As you can see, new mutt explicitely sets the colors to grey/black
immediately after setting them to default/default.  This is the cause of the
bug you see.

And why xterm and gnome-terminal don't exhibit it?  It's because of \e[?1049l
which is an xterm extension.  Many terminals don't implement it in the first
place -- this results in mutt not restoring the screen, which is okay, and
even if they do, the documentation is really unclear.  Thomas Dickey's
ctlseqs.txt refers to DECRC, which says just "Restore Cursor".  If you look
elsewhere for guidance, you'll usually find "restore cursor position".
I'd say the correct thing is to follow granddaddy vt100 which restored
colors/boldness/etc as well, but it'd undebatable that confusion exists.

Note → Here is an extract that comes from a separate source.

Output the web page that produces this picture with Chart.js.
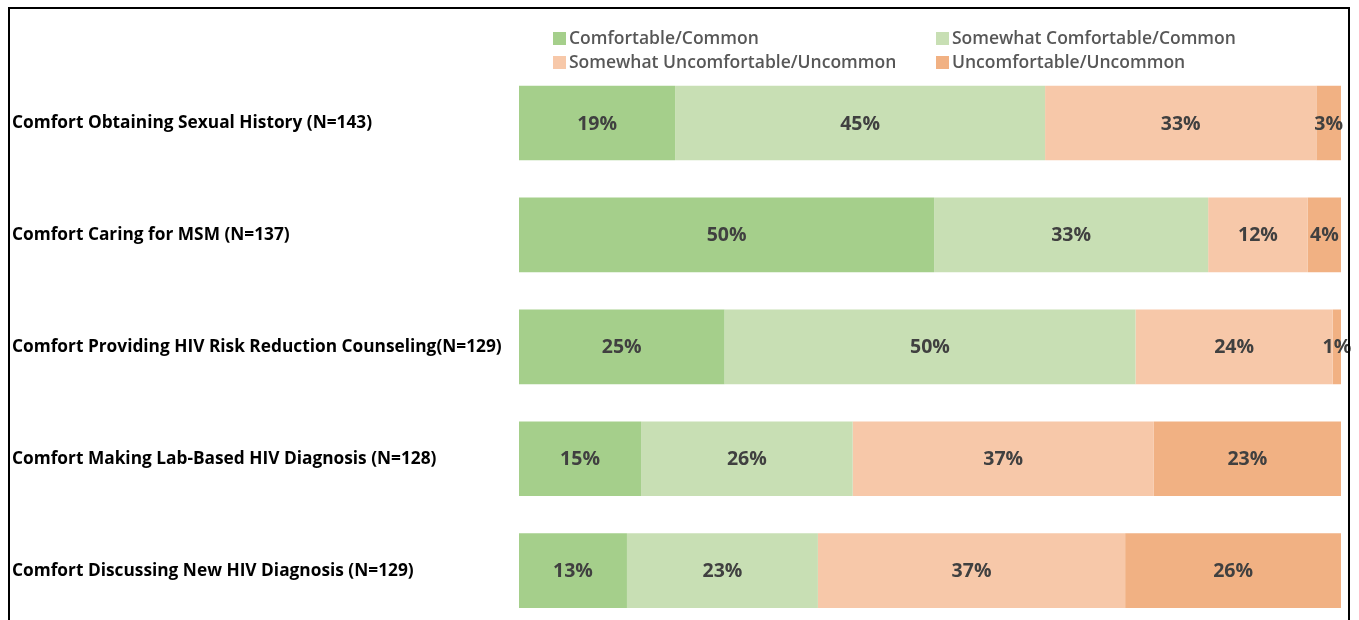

But let's assume that xterm's interpretation is correct, and we immediately
change all terminals in Debian unstable to restore colors on DECRC.  The
problem is, a good part, perhaps even majority, of mutt users don't execute
it locally but ssh to a mail server elsewhere.  Thus, very often the
terminal will run Debian stable or oldstable, some derivative (like, say,
maemo which is EOL thus won't ever change this), some other distribution or
even a completely non-Linux OS whose terminals we don't have any control on.

Thus, let's ponder the purpose of mutt's change: it forces grey-on-black
just to immediately restore it.  That's utterly pointless, regardless of
whether the restore is expected to work or not.

My conclusion: whoever we blame, this bug is 100% a mutt regression, and
needs to be fixed there (or in a library mutt uses).


Meow!
-- 
An imaginary friend squared is a real enemy.